Eine andere Quelle psychischer Belastungen sind die Bedingungen in manchen Branchen. Helferberufe in der Kranken- und Altenpflege etwa kombinieren oft hohes Tempo, den Anblick menschlichen Leids, Magerlöhne und ungünstige Arbeitszeiten. Dies wird sich nur grundlegend ändern, wenn die Gesellschaft mehr für diese Aufgaben zu zahlen bereit ist, auf die sie mehr angewiesen ist als auf Fußballer und Finanzjongleure.

Ein anderes Problem haben Beschäftigte, die keine Anerkennung erfahren. Vorgesetzte und Kollegen, die jemanden nur ignorieren oder schimpfen, lassen ihn seelisch verdursten. Ebenso wenig zu unterschätzen ist die Belastung jener, die auf stupide Jobs reduziert werden.

Nach einer Umfrage fühlt sich jeder dritte Beschäftigte nicht über-, sondern unterfordert. Dieses Problem könnte noch zunehmen, da Unternehmen gerade Büroberufe zu digitalen Fließbändern umbauen, wo Tätigkeiten in sinnentleerte Einzelteile aufgespalten werden. Gewerkschaften und Politiker sollten es nicht der Wirtschaft und den Renditeforderungen der Aktionäre überlassen, wie die Arbeitswelt ausgestaltet wird.

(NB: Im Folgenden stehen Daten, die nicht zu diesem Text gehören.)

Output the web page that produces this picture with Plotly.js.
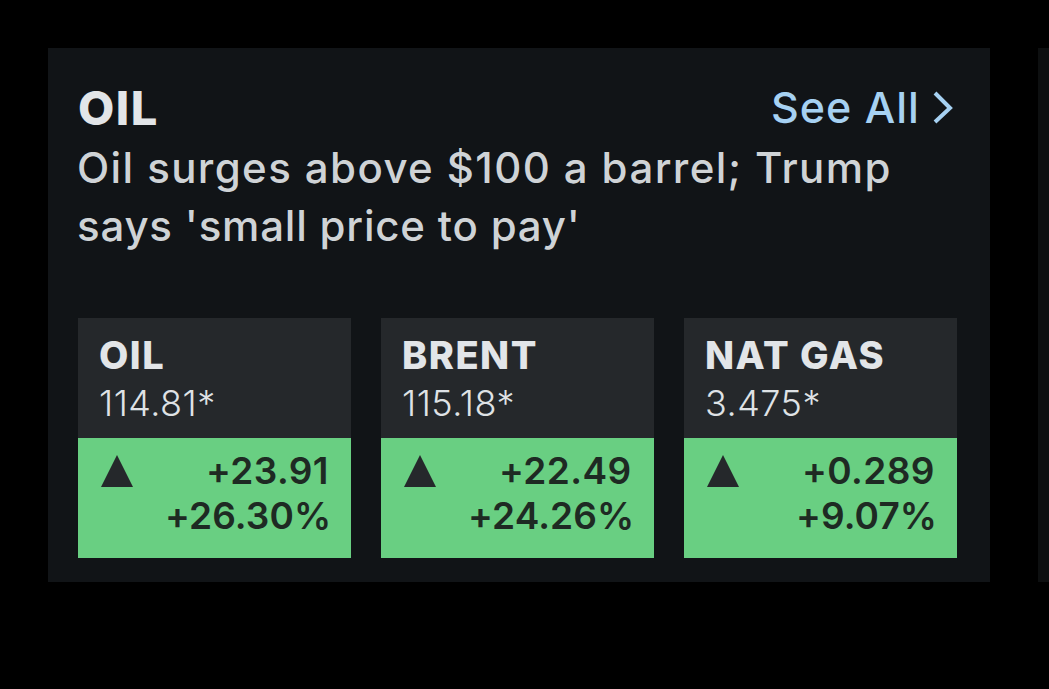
<!DOCTYPE html>
<html><head><meta charset="utf-8">
<script src="https://cdn.plot.ly/plotly-3.0.1.min.js"></script>
<style>html,body{margin:0;padding:0;background:#000}</style></head>
<body><div id="c" style="width:1049px;height:689px"></div>
<script>
const section = 'OIL';
const link = 'See All';
const headlineLines = ['Oil surges above $100 a barrel; Trump', "says 'small price to pay'"];
const names = ['OIL', 'BRENT', 'NAT GAS'];
const prices = ['114.81*', '115.18*', '3.475*'];
const changes = ['+23.91', '+22.49', '+0.289'];
const percents = ['+26.30%', '+24.26%', '+9.07%'];

const FONT = 'Inter, "Open Sans", sans-serif';
const W = 1049, H = 689;
const tileLeft = [78, 381, 684], tileW = 273;
const shapes = [], ann = [];
function rect(x0, y0, x1, y1, c) {
  shapes.push({type:'rect', xref:'x', yref:'y', x0, y0, x1, y1, fillcolor:c, line:{width:0}, layer:'below'});
}
function text(t, x, y, size, color, anchor, weight, sp) {
  ann.push({text:`<span style="letter-spacing:${sp}px">${t}</span>`, x, y, xref:'x', yref:'y', showarrow:false,
    xanchor:anchor, yanchor:'middle', borderpad:0, font:{family:FONT, size, color, weight}});
}
rect(48, 48, 990, 582, '#111417');
rect(1038, 48, 1049, 582, '#0d0f10');
text(section, 77, 107, 47, '#e2e5e8', 'left', 800, 1.5);
text(link, 770, 107, 43, '#a6d1f2', 'left', 500, 1.0);
shapes.push({type:'path', path:'M 935 93 L 950 108 L 935 122', xref:'x', yref:'y',
  line:{color:'#a6d1f2', width:4}, fillcolor:'rgba(0,0,0,0)'});
text(headlineLines[0], 76, 167, 42, '#cfd3d6', 'left', 500, 1.4);
text(headlineLines[1], 76, 225, 42, '#cfd3d6', 'left', 500, 0.8);
names.forEach((n, i) => {
  const x = tileLeft[i];
  rect(x, 318, x + tileW, 438, '#25282b');
  rect(x, 438, x + tileW, 558, '#69cf82');
  text(n, x + 20, 355, 38, '#e2e5e8', 'left', 800, 1.5);
  text(prices[i], x + 20, 403, 36, '#dfe2e5', 'left', 300, 0.5);
  const tx = x + 39;
  shapes.push({type:'path', path:`M ${tx-16} 487 L ${tx} 455 L ${tx+16} 487 Z`, xref:'x', yref:'y',
    fillcolor:'#25282b', line:{width:0}});
  text(changes[i], x + 252, 470, 37, '#1e2a23', 'right', 600, 0.4);
  text(percents[i], x + 254, 515, 37, '#1e2a23', 'right', 600, 0.1);
});
Plotly.newPlot('c', [{x:[], y:[], type:'scatter', hoverinfo:'skip'}], {
  width:W, height:H, margin:{l:0,r:0,t:0,b:0}, paper_bgcolor:'#000', plot_bgcolor:'#000', showlegend:false,
  xaxis:{range:[0,W], visible:false, fixedrange:true},
  yaxis:{range:[H,0], visible:false, fixedrange:true},
  shapes, annotations:ann
}, {displayModeBar:false, staticPlot:true});
</script></body></html>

Arbeitnehmer brauchen Hilfe von Politik und Unternehmen

Zur Realität gehört ebenso, dass das moderne Berufsleben anstrengender wird. Das liegt an stetig zunehmenden Leistungsvorgaben, die sich mit der Digitalisierung genauer kontrollieren lassen. Es liegt an der Tendenz zu Großraumbüros mit mehr Lärm und Gewusel. Und es liegt an der 24-Stunden-Erreichbarkeit durch Laptop und Smartphone.

All dem kann der Arbeitnehmer nur teils selbst begegnen. Etwa, in dem er sich überlegt, wie vielen Stunden Fernsehen oder Facebook er sich nach den Bildschirmstunden im Beruf noch aussetzt. Ansonsten aber ist die Politik gefordert. Bundeskanzlerin Angela Merkel hat die von der SPD favorisierte Anti-Stress-Verordnung verhindert. Regeln, wie Arbeitnehmer nach Dienstschluss erreichbar sein müssen, wären aber sinnvoll. Ebenso wie eine Verpflichtung der Unternehmen, ein gutes Betriebsklima zu schaffen.

Ein Gesetz also? Noch effektiver wäre es, wenn sich Gewerkschaften und Arbeitgeber auf Vorgaben einigen, die genauer für jede Firma passen.